Whatever the statistical margin of error, “audio components are rising from the ashes and finally flattening out and are just about even with last year,” Weissburg said. The second half will mark the segment’s turnaround, he said, thanks to continued custom growth, rising demand for A/V receivers with custom-friendly features, the emergence of the A/V receiver as the control center for high-performance home theater systems, and HDTV pricing declines that free up cash for component-audio sales, he said.

Consumers won’t spend that freed-up cash on audio components, however, unless they’re aware of the enhancements that component audio provides over HTiB systems, and retailers are increasingly making consumers aware of the component option, he said.

“There’s more system selling going on,” Weissburg said. “Before, retailers were putting A/V systems together on the floor or advertising them but not merchandising them on the floor at a packaged price,” he said. The strategy not only increases the audio attachment rate but makes it easier to train salespeople and to inventory product, he said.

One retailer that has enjoyed audio sales growth is Ken Crane’s Home Entertainment, which has boosted audio sell-through and audio’s share of the chain’s overall business, said sales VP Steve Caldero. “Before last September, we rarely advertised audio,” he said, pointing out that Ken Crane’s was traditionally a “big-screen house.”

Along with more aggressive advertising, Ken Crane has also increased commissions for selling audio, implemented its first bonus program for selling audio and stepped up in-house and vendor training, he said. Every customer also gets a demo on one of three home theater audio systems connected to a video display. The first is either a Bose 321 two-speaker surround system or a Yamaha one-speaker surround system. The second is a step-up system consisting of a Yamaha receiver and Klipsch speakers, and the third is a top-end system with Denon electronics and B&W speakers.

Ken Crane’s also markets in-ceiling speakers for home theater applications, mostly for the retrofit market, Caldero said.

The retrofit market and multiple-dwelling-unit (MDU) market are gaining in importance in the custom-install industry now that growth in single-family housing starts has begun to moderate, suppliers told TWICE. Single-family new-home starts grew in 2005 by 6.7 percent to an historic high of 1.72 million units following 15 years of almost uninterrupted growth, Census Bureau statistics show, but starts began to falter this year after a strong first two months . In addition, the issuance of single-family building permits fell in May by 2.1 percent to an annualized, seasonally adjusted 1.47 million units, continuing a “moderate downslide” from a September peak, the National Association of Home Builders (NAHB) said.

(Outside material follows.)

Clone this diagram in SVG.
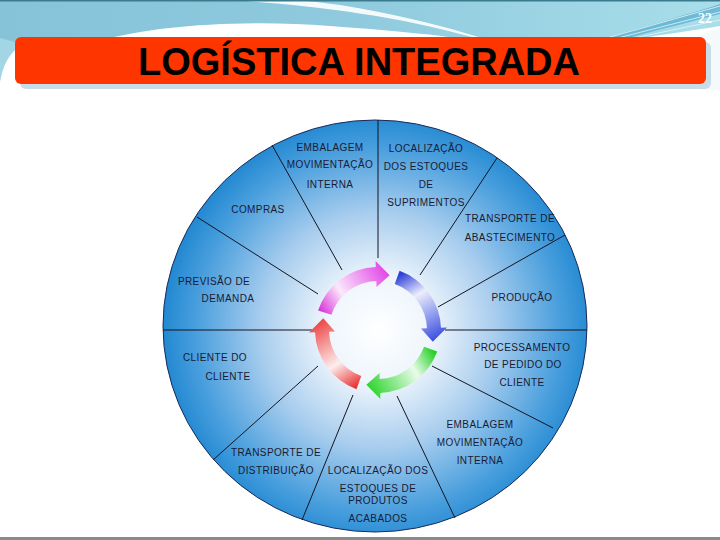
<svg xmlns="http://www.w3.org/2000/svg" width="720" height="540" viewBox="0 0 720 540">
<defs>
<linearGradient id="band" x1="0" y1="0" x2="1" y2="0">
<stop offset="0" stop-color="#86c3d9"/>
<stop offset="0.5" stop-color="#8fcade"/>
<stop offset="1" stop-color="#a9deea"/>
</linearGradient>
<radialGradient id="disc" cx="378" cy="330" r="214" gradientUnits="userSpaceOnUse">
<stop offset="0" stop-color="#ffffff"/>
<stop offset="0.25" stop-color="#eef5fc"/>
<stop offset="0.55" stop-color="#a8cdee"/>
<stop offset="0.85" stop-color="#4a9fdd"/>
<stop offset="1" stop-color="#2389d2"/>
</radialGradient>
<linearGradient id="gMag" gradientUnits="userSpaceOnUse" x1="322" y1="315" x2="390" y2="270">
<stop offset="0" stop-color="#d830d8"/>
<stop offset="0.35" stop-color="#fbe8fb"/>
<stop offset="1" stop-color="#e03ce6"/>
</linearGradient>
<linearGradient id="gBlue" gradientUnits="userSpaceOnUse" x1="398" y1="276" x2="436" y2="340">
<stop offset="0" stop-color="#3040d8"/>
<stop offset="0.35" stop-color="#eceefc"/>
<stop offset="1" stop-color="#3a4ee0"/>
</linearGradient>
<linearGradient id="gGreen" gradientUnits="userSpaceOnUse" x1="432" y1="348" x2="368" y2="388">
<stop offset="0" stop-color="#22d022"/>
<stop offset="0.35" stop-color="#eafbea"/>
<stop offset="1" stop-color="#2ad42a"/>
</linearGradient>
<linearGradient id="gRed" gradientUnits="userSpaceOnUse" x1="360" y1="385" x2="320" y2="322">
<stop offset="0" stop-color="#e83030"/>
<stop offset="0.4" stop-color="#fdeeee"/>
<stop offset="1" stop-color="#ee4a4a"/>
</linearGradient>
<style>
.lbl{font-family:"Liberation Sans",Arial,sans-serif;font-size:10px;fill:#1a1a33;text-anchor:middle;letter-spacing:0.4px}
.spoke{stroke:#151520;stroke-width:1;fill:none}
</style>
</defs>
<rect x="0" y="0" width="720" height="540" fill="#ffffff"/>
<g id="header-decor">
<path d="M0,0 H720 V26 C690,31 650,36 620,42 H0 Z" fill="url(#band)"/>
<path d="M0,38 V82 C3,66 8,54 22,44 Z" fill="#a3d6e5"/>
<path d="M95,42 C150,26 240,19 330,26 C400,31 450,36 480,42 Z" fill="#ffffff"/>
<path d="M228,0 C300,4 390,14 472,37 L482,38 C405,14 330,2 295,0 Z" fill="#ffffff" opacity="0.9"/>
<path d="M600,40 C640,28 690,14 720,4 V14 C690,22 650,32 620,40 Z" fill="#5fb2d2" opacity="0.8"/>
<path d="M600,40 L720,6 M610,40 L720,12 M625,40 L720,20" stroke="#e6f6fb" stroke-width="0.8" fill="none"/>
<path d="M690,42 C700,34 710,30 720,28 V90 H700 Z" fill="#f4f9fb"/>
<rect x="0" y="0" width="720" height="1.5" fill="#3b7b8e"/>
<text x="712" y="23" font-family="Liberation Serif,serif" font-weight="bold" font-size="14" fill="#ffffff" text-anchor="end">22</text>
</g>
<g id="title">
<rect x="20" y="42" width="691" height="47" rx="6" fill="#c9dbe6"/>
<rect x="15" y="37" width="691" height="47" rx="6" fill="#ff3500"/>
<text x="359" y="75" font-family="Liberation Sans,Arial,sans-serif" font-weight="bold" font-size="38" fill="#000000" text-anchor="middle" textLength="442" lengthAdjust="spacingAndGlyphs">LOGÍSTICA INTEGRADA</text>
</g>
<g id="wheel">
<ellipse cx="375" cy="326" rx="212" ry="206" fill="url(#disc)" stroke="#1a2a5a" stroke-width="1"/>
</g>
<g id="connectors">
<line class="spoke" x1="378" y1="120" x2="378" y2="258"/>
<line class="spoke" x1="272" y1="145" x2="342" y2="270"/>
<line class="spoke" x1="497" y1="158" x2="420" y2="275"/>
<line class="spoke" x1="197" y1="217" x2="318" y2="294"/>
<line class="spoke" x1="565" y1="235" x2="438" y2="307"/>
<line class="spoke" x1="163" y1="330" x2="312" y2="330"/>
<line class="spoke" x1="445" y1="330" x2="587" y2="330"/>
<line class="spoke" x1="432" y1="366" x2="553" y2="428"/>
<line class="spoke" x1="318" y1="366" x2="213" y2="460"/>
<line class="spoke" x1="353" y1="395" x2="302" y2="520"/>
<line class="spoke" x1="397" y1="396" x2="455" y2="518"/>
</g>
<g id="cycle-arrows">
<path d="M318.08,310.53 A63,63 0 0 1 375.80,267.04 L375.59,261.04 L389.64,275.23 L376.50,287.03 L376.29,281.03 A49,49 0 0 0 331.40,314.86 Z" fill="url(#gMag)"/>
<path d="M399.55,270.80 A63,63 0 0 1 440.96,327.80 L446.96,327.59 L432.77,341.64 L420.97,328.50 L426.97,328.29 A49,49 0 0 0 394.76,283.95 Z" fill="url(#gBlue)"/>
<path d="M437.20,351.55 A63,63 0 0 1 380.20,392.96 L380.41,398.96 L366.36,384.77 L379.50,372.97 L379.71,378.97 A49,49 0 0 0 424.05,346.76 Z" fill="url(#gGreen)"/>
<path d="M356.45,389.20 A63,63 0 0 1 315.04,332.20 L309.04,332.41 L323.23,318.36 L335.03,331.50 L329.03,331.71 A49,49 0 0 0 361.24,376.05 Z" fill="url(#gRed)"/>
</g>
<g id="embalagem-top">
<text class="lbl" x="330" y="151">EMBALAGEM</text>
<text class="lbl" x="330" y="168">MOVIMENTAÇÃO</text>
<text class="lbl" x="330" y="188">INTERNA</text>
</g>
<g id="localizacao-suprimentos">
<text class="lbl" x="426" y="152">LOCALIZAÇÃO</text>
<text class="lbl" x="426" y="170">DOS ESTOQUES</text>
<text class="lbl" x="426" y="188">DE</text>
<text class="lbl" x="426" y="206">SUPRIMENTOS</text>
</g>
<g id="compras">
<text class="lbl" x="258" y="213">COMPRAS</text>
</g>
<g id="transporte-abastecimento">
<text class="lbl" x="510" y="222">TRANSPORTE DE</text>
<text class="lbl" x="510" y="241">ABASTECIMENTO</text>
</g>
<g id="previsao-demanda">
<text class="lbl" x="214" y="285">PREVISÃO DE</text>
<text class="lbl" x="228" y="302">DEMANDA</text>
</g>
<g id="producao">
<text class="lbl" x="522" y="301">PRODUÇÃO</text>
</g>
<g id="processamento-pedido">
<text class="lbl" x="522" y="351">PROCESSAMENTO</text>
<text class="lbl" x="523" y="368">DE PEDIDO DO</text>
<text class="lbl" x="522" y="386">CLIENTE</text>
</g>
<g id="cliente-do-cliente">
<text class="lbl" x="215" y="361">CLIENTE DO</text>
<text class="lbl" x="228" y="380">CLIENTE</text>
</g>
<g id="embalagem-bottom">
<text class="lbl" x="480" y="428">EMBALAGEM</text>
<text class="lbl" x="480" y="446">MOVIMENTAÇÃO</text>
<text class="lbl" x="480" y="464">INTERNA</text>
</g>
<g id="transporte-distribuicao">
<text class="lbl" x="276" y="456">TRANSPORTE DE</text>
<text class="lbl" x="276" y="474">DISTRIBUIÇÃO</text>
</g>
<g id="localizacao-acabados">
<text class="lbl" x="378" y="474">LOCALIZAÇÃO DOS</text>
<text class="lbl" x="378" y="492">ESTOQUES DE</text>
<text class="lbl" x="378" y="504">PRODUTOS</text>
<text class="lbl" x="378" y="522">ACABADOS</text>
</g>
<rect x="0" y="537" width="720" height="3" fill="#8a8a8a"/>
</svg>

The housing-start numbers are consistent “with an ongoing moderate erosion of housing market activity,” the NAHB said. “The builders still are reporting reductions in housing demand, and we expect both housing starts and building permits to lose some ground as 2006 progresses.”

“The modest increase in single-family starts largely reflected a build-out of units that had been sold and permitted earlier,” added NAHB chief economist David Seiders.

Although the downturn in new-home construction will likely be responsible for slower growth in the custom market this year, suppliers nonetheless forecast growth in the channel, with Niles saying industrywide custom growth will slow but remain in the double digits at about 10 percent to 15 percent.

Niles president Frank Stern noted that over half of the company’s A/V dealers believe their business is flat to slightly down during the first five months of this year, compared with the year-ago period.

D&M’s Weissburg, nonetheless, believes the market will continue its fast-paced growth rate this year because consumers continue to spend great sums of money on home improvements, allowing dealers to successfully target retrofit installations. He also pointed out that some installers are sharpening their focus on upscale MDUs, where many baby boomers are moving to retire but want to preserve many of the amenities, including multiroom audio, that they enjoyed in their single-family homes.

The MDU market has been “sorely neglected” by installers in the past, Niles’s Stern agreed.